• **A run of records**
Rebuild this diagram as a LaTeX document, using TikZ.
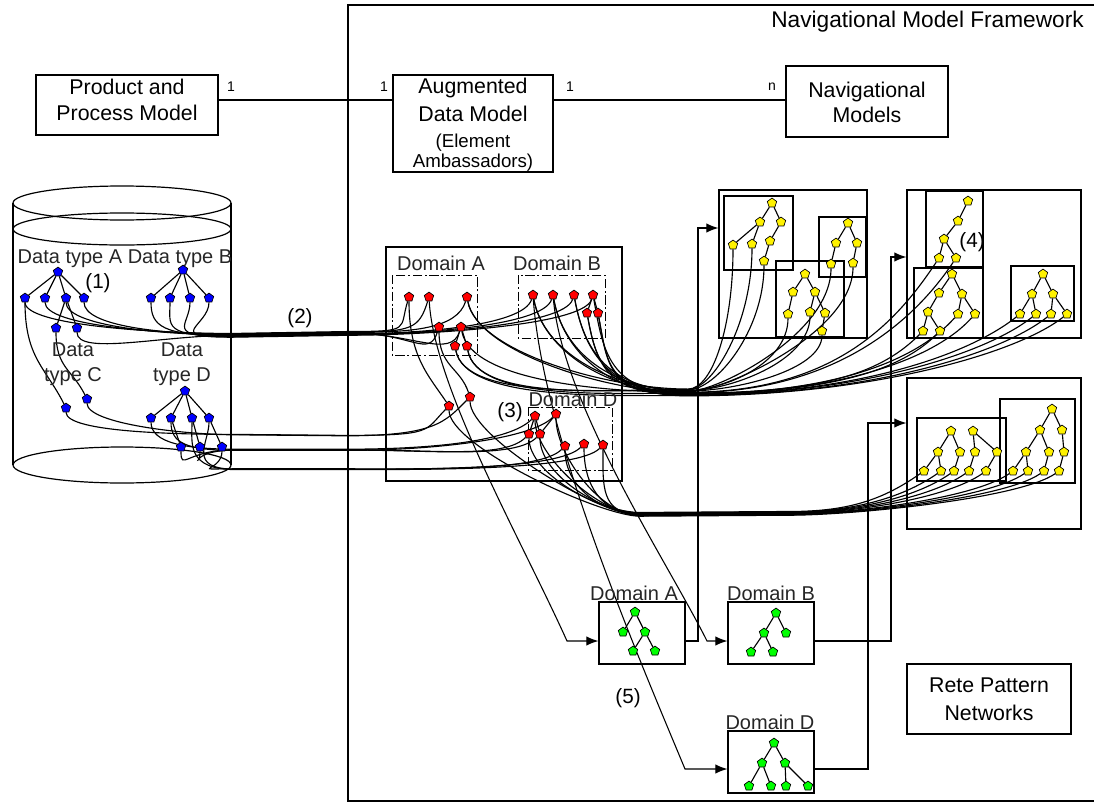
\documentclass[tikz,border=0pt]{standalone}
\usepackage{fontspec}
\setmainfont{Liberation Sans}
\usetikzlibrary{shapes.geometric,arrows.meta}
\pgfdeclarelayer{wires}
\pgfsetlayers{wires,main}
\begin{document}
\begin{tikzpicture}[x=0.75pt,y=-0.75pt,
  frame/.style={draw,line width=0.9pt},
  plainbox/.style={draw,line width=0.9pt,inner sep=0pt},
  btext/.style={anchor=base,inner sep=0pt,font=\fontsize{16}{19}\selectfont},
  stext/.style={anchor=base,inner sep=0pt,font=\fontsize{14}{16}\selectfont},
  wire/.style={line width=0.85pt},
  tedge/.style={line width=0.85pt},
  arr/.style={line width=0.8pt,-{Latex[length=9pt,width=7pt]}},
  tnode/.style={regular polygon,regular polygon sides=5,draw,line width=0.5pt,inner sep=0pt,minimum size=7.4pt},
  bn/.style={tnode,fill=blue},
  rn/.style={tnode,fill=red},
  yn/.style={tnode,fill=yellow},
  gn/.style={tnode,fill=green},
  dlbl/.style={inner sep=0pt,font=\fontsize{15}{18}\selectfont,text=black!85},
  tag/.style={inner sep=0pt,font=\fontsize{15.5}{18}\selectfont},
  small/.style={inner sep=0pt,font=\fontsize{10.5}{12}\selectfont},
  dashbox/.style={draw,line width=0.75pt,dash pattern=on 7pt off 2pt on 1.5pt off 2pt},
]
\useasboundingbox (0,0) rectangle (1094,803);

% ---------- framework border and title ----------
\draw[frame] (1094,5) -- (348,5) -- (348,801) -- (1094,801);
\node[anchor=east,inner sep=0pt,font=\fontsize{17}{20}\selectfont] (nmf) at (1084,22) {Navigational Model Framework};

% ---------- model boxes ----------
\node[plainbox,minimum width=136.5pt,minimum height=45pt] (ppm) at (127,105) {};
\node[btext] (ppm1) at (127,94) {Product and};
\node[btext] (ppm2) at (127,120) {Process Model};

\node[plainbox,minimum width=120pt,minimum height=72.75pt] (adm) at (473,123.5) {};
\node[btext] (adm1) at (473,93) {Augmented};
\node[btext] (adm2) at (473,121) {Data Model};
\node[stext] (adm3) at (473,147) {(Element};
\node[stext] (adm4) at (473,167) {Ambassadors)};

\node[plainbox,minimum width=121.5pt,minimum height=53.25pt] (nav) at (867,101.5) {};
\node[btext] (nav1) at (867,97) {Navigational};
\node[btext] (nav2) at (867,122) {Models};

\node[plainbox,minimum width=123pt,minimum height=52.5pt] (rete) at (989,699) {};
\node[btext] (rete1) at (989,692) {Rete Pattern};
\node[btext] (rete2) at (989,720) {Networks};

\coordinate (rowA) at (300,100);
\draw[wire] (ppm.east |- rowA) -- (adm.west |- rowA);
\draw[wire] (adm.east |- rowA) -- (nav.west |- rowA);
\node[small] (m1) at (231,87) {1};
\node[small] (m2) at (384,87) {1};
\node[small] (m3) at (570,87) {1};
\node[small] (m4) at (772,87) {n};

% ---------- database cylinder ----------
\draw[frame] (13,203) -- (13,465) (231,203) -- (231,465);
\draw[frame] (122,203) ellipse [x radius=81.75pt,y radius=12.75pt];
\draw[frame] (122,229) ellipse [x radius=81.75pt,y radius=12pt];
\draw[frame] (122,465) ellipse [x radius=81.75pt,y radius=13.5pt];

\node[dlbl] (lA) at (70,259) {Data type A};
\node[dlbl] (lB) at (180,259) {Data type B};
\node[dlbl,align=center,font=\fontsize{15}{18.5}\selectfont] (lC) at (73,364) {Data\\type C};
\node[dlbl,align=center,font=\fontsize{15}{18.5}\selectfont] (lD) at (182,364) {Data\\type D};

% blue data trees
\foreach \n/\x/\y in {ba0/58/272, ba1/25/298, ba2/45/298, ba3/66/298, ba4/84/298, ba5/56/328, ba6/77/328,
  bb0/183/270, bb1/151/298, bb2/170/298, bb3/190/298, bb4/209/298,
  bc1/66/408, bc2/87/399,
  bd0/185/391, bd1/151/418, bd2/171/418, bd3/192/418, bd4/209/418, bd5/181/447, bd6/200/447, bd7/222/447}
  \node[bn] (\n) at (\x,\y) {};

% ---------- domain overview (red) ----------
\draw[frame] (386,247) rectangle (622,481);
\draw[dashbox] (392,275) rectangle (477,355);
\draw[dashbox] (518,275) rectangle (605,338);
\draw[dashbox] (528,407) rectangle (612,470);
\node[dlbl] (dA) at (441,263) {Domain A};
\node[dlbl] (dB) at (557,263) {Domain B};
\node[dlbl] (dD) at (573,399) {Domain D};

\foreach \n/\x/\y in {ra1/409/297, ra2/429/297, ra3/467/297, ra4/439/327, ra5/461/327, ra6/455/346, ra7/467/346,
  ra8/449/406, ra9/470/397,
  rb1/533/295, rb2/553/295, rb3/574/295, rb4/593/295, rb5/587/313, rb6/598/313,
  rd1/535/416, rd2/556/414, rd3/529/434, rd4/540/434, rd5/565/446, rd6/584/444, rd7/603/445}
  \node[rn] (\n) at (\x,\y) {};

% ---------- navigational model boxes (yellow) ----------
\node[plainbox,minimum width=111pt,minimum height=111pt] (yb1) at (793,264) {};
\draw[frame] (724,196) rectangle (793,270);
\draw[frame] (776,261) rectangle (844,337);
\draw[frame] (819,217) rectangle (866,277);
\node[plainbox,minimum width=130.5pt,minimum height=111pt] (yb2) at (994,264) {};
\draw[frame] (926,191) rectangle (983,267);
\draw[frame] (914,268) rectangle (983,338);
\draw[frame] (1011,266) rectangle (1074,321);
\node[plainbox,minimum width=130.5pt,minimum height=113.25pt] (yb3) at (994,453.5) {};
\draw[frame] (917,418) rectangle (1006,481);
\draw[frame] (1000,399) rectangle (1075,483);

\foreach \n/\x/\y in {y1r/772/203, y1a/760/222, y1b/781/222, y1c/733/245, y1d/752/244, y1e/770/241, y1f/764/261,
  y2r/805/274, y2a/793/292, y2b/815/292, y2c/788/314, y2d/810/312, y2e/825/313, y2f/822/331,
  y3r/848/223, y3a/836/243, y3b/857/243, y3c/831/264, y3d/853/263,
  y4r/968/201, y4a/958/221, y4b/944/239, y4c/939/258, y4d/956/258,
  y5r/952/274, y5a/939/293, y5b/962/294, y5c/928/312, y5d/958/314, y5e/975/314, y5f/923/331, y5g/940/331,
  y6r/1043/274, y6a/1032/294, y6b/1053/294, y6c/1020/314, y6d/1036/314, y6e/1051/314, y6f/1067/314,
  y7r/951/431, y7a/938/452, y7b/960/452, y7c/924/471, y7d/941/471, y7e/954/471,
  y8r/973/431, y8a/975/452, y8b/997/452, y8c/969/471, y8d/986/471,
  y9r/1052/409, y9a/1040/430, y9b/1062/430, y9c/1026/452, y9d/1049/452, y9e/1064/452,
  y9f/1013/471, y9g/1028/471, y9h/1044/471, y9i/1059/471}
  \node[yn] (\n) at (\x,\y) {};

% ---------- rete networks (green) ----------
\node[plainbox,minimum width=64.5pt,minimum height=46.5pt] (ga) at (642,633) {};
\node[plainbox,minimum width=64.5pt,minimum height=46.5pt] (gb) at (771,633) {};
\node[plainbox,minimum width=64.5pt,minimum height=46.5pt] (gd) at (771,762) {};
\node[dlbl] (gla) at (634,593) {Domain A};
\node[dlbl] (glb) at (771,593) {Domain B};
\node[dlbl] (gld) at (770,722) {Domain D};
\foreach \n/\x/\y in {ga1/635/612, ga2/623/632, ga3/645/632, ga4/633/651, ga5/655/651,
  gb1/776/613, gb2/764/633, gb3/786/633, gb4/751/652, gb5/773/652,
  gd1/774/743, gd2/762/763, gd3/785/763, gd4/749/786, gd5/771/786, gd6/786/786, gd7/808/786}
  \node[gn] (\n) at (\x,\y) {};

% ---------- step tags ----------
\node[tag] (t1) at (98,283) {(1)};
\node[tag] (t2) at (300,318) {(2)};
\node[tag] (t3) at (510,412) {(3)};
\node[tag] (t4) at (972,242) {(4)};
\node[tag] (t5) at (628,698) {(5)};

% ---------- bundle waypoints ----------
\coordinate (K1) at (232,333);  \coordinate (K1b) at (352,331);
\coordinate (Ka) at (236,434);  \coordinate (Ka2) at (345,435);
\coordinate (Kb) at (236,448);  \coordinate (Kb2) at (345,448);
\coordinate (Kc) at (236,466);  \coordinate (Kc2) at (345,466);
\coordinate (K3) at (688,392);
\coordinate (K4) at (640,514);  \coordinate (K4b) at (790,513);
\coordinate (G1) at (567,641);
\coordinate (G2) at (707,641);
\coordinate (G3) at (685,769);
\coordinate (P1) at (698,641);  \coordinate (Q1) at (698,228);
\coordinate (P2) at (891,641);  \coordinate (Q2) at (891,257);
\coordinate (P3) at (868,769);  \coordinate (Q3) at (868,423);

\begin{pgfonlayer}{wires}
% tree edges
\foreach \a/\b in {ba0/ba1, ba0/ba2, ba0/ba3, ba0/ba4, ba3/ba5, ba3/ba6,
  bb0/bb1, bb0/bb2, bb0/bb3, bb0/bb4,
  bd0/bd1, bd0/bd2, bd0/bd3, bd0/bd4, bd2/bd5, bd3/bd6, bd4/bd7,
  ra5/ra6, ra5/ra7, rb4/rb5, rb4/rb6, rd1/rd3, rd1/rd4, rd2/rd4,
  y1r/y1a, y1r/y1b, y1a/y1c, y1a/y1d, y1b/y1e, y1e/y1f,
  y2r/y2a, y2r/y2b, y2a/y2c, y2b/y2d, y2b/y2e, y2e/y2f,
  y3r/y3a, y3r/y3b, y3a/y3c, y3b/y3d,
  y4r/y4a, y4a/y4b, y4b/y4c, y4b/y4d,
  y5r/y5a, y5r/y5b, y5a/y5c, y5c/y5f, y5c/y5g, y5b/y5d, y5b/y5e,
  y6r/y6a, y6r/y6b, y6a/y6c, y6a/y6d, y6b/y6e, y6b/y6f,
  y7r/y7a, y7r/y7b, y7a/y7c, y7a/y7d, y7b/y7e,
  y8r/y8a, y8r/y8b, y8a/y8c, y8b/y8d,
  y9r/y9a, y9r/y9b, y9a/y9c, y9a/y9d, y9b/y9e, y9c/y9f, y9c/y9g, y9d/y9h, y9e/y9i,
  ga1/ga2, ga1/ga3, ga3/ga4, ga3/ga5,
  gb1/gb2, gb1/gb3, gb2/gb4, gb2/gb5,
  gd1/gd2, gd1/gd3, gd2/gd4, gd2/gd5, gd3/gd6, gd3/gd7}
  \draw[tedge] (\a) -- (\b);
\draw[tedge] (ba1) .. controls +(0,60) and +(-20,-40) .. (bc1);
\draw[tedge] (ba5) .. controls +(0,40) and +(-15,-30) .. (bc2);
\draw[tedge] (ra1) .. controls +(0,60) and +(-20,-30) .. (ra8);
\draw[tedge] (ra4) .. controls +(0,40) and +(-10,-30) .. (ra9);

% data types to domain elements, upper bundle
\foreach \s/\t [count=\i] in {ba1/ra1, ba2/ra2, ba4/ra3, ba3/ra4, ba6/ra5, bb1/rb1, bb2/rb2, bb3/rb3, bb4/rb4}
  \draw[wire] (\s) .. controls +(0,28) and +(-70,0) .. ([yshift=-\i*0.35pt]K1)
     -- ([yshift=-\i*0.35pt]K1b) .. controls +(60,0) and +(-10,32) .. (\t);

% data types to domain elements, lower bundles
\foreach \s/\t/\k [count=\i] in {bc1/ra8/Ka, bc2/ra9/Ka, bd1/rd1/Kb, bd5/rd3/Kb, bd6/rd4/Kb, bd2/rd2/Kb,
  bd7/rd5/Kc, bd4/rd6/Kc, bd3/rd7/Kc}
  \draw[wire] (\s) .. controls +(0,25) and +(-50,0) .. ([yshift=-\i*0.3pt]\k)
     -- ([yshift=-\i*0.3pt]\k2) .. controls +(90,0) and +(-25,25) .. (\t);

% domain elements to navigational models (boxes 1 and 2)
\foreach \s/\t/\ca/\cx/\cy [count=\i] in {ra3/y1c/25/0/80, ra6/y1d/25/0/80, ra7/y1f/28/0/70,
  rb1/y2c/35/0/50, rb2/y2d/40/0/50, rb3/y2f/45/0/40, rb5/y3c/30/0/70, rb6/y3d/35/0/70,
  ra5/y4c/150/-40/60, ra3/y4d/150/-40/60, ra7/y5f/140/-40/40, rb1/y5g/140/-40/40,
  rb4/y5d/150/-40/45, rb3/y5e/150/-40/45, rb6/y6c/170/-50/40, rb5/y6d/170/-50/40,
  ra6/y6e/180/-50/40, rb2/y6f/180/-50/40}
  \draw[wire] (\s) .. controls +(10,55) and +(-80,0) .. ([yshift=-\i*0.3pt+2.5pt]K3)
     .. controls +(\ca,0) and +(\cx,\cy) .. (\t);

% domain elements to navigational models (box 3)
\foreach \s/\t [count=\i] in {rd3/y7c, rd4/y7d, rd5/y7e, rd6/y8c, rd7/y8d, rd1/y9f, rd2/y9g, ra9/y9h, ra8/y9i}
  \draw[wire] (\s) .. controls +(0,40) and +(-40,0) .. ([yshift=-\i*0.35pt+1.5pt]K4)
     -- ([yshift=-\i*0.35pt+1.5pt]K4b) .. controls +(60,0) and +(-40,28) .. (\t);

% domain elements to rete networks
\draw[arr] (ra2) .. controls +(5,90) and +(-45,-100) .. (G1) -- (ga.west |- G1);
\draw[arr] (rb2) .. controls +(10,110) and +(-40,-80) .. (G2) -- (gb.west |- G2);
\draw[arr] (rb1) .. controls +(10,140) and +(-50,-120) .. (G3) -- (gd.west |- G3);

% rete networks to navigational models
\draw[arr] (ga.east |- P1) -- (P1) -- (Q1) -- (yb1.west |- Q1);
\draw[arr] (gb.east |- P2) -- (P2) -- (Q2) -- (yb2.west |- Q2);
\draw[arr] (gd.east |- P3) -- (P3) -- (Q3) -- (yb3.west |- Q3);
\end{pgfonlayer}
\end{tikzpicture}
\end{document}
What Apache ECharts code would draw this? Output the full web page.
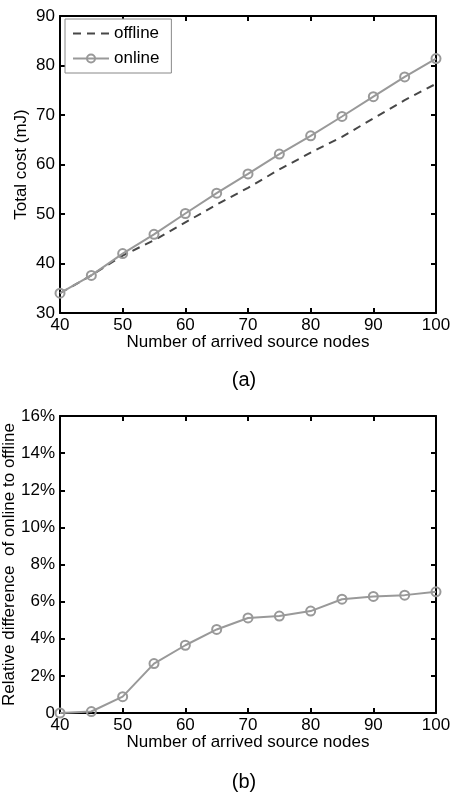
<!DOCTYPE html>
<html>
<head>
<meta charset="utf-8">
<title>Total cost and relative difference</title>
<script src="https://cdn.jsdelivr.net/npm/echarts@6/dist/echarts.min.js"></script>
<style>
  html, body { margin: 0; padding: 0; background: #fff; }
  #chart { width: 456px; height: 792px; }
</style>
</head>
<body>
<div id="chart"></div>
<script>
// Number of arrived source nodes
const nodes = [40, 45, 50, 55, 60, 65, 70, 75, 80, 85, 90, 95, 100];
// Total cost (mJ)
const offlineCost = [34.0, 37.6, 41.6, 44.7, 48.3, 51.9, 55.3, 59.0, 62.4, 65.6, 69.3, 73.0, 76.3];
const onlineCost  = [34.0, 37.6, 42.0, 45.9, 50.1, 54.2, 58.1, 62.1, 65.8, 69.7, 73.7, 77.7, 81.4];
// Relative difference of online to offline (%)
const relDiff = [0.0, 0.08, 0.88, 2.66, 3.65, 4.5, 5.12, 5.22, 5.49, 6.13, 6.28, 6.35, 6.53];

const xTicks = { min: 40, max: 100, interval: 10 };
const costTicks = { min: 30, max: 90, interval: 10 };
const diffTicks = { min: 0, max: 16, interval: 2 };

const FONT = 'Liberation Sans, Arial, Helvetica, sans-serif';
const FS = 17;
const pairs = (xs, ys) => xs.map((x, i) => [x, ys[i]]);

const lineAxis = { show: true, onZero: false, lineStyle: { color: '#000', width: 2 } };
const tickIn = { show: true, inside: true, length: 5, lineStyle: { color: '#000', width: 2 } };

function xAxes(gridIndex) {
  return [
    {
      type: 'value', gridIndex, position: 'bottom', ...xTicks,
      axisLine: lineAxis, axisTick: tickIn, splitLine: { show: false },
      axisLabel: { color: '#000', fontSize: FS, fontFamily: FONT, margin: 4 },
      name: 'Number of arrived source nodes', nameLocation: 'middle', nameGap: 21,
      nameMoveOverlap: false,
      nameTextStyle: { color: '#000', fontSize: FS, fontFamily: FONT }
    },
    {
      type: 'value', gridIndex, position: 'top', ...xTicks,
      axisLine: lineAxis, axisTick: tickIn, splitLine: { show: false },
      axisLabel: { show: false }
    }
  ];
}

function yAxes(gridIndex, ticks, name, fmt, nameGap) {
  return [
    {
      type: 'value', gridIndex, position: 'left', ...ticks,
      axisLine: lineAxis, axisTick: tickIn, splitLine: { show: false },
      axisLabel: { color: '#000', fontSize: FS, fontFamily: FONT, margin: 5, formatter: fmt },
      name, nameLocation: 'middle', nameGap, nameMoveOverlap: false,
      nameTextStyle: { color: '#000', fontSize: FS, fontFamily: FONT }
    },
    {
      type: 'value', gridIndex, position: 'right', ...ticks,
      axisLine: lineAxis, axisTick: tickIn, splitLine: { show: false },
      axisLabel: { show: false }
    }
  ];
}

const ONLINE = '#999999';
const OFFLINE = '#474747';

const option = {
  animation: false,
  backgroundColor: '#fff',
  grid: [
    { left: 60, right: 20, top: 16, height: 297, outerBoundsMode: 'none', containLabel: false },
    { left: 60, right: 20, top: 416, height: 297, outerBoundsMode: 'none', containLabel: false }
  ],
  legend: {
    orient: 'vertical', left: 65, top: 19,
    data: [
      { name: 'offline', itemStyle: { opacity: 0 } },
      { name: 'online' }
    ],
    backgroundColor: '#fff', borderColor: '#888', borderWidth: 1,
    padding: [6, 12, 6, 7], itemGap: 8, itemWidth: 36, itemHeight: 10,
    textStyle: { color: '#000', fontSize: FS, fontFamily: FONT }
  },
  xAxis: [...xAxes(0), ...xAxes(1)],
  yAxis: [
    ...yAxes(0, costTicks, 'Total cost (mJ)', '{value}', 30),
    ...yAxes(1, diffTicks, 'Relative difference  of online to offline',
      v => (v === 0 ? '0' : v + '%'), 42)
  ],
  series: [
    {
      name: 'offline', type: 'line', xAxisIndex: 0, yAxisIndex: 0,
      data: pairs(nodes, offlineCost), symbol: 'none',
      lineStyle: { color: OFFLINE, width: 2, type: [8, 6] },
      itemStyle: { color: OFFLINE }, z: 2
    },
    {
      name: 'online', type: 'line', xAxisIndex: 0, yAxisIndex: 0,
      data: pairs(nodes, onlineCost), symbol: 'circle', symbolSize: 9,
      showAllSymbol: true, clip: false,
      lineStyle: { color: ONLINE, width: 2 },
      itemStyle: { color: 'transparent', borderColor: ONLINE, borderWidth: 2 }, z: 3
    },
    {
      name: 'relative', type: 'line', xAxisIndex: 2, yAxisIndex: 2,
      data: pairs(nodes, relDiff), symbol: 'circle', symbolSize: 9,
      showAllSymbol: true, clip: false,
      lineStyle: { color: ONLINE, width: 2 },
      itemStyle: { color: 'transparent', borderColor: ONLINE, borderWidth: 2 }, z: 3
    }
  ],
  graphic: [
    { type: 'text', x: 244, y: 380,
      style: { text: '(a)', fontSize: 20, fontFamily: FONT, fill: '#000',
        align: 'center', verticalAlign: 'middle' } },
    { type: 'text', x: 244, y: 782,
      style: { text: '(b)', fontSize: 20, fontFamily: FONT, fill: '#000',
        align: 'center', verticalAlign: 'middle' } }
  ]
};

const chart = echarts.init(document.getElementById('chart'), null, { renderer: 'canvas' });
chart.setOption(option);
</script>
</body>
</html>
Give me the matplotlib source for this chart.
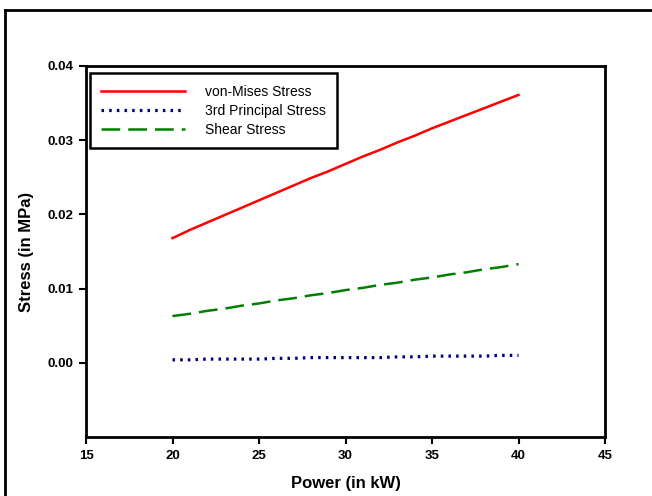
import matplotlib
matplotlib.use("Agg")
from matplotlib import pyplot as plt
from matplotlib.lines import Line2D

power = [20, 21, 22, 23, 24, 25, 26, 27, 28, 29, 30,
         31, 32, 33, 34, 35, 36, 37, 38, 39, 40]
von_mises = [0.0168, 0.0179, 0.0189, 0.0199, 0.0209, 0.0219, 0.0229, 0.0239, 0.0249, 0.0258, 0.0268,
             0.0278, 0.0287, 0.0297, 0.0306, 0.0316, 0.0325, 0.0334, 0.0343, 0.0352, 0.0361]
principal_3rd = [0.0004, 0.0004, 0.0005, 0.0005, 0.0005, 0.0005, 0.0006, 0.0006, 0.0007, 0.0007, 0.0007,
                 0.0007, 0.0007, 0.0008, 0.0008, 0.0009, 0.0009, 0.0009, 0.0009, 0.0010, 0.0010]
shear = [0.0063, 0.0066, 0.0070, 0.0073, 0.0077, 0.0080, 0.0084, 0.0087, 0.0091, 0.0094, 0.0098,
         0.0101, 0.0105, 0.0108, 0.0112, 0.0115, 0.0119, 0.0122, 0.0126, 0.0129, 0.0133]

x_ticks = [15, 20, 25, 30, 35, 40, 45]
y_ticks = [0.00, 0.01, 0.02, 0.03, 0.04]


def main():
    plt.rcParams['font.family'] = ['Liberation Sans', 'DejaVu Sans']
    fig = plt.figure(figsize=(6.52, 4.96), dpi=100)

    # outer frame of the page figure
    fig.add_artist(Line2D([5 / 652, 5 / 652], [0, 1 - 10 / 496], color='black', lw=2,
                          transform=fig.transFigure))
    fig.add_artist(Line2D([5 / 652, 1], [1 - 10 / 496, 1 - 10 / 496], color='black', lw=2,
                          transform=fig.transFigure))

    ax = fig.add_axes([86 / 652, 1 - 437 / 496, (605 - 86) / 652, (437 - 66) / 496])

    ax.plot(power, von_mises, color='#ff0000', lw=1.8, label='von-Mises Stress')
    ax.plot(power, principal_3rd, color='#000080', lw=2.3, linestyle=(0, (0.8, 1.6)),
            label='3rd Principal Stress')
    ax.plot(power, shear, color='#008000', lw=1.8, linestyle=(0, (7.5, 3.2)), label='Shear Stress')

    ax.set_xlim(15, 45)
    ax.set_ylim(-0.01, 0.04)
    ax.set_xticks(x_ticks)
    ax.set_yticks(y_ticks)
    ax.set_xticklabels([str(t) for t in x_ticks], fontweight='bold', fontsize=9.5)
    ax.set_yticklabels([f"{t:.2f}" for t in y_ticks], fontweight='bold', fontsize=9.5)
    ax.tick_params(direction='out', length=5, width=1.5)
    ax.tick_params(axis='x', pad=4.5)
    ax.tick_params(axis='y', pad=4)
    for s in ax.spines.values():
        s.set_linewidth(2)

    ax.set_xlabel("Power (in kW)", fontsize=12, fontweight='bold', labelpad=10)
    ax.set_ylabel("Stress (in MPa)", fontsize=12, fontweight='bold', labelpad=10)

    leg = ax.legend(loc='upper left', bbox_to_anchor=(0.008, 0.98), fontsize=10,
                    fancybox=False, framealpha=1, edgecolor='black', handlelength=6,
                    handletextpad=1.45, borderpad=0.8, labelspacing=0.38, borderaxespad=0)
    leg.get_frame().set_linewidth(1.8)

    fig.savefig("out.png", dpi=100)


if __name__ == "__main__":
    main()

• **Your task**
Omitting all pictures, restate exactly the lines of the material from its start through the line that contains "(nmf) at (1084,22)".

• **Task answer**
Rebuild this diagram as a LaTeX document, using TikZ.
\documentclass[tikz,border=0pt]{standalone}
\usepackage{fontspec}
\setmainfont{Liberation Sans}
\usetikzlibrary{shapes.geometric,arrows.meta}
\pgfdeclarelayer{wires}
\pgfsetlayers{wires,main}
\begin{document}
\begin{tikzpicture}[x=0.75pt,y=-0.75pt,
  frame/.style={draw,line width=0.9pt},
  plainbox/.style={draw,line width=0.9pt,inner sep=0pt},
  btext/.style={anchor=base,inner sep=0pt,font=\fontsize{16}{19}\selectfont},
  stext/.style={anchor=base,inner sep=0pt,font=\fontsize{14}{16}\selectfont},
  wire/.style={line width=0.85pt},
  tedge/.style={line width=0.85pt},
  arr/.style={line width=0.8pt,-{Latex[length=9pt,width=7pt]}},
  tnode/.style={regular polygon,regular polygon sides=5,draw,line width=0.5pt,inner sep=0pt,minimum size=7.4pt},
  bn/.style={tnode,fill=blue},
  rn/.style={tnode,fill=red},
  yn/.style={tnode,fill=yellow},
  gn/.style={tnode,fill=green},
  dlbl/.style={inner sep=0pt,font=\fontsize{15}{18}\selectfont,text=black!85},
  tag/.style={inner sep=0pt,font=\fontsize{15.5}{18}\selectfont},
  small/.style={inner sep=0pt,font=\fontsize{10.5}{12}\selectfont},
  dashbox/.style={draw,line width=0.75pt,dash pattern=on 7pt off 2pt on 1.5pt off 2pt},
]
\useasboundingbox (0,0) rectangle (1094,803);

% ---------- framework border and title ----------
\draw[frame] (1094,5) -- (348,5) -- (348,801) -- (1094,801);
\node[anchor=east,inner sep=0pt,font=\fontsize{17}{20}\selectfont] (nmf) at (1084,22) {Navigational Model Framework};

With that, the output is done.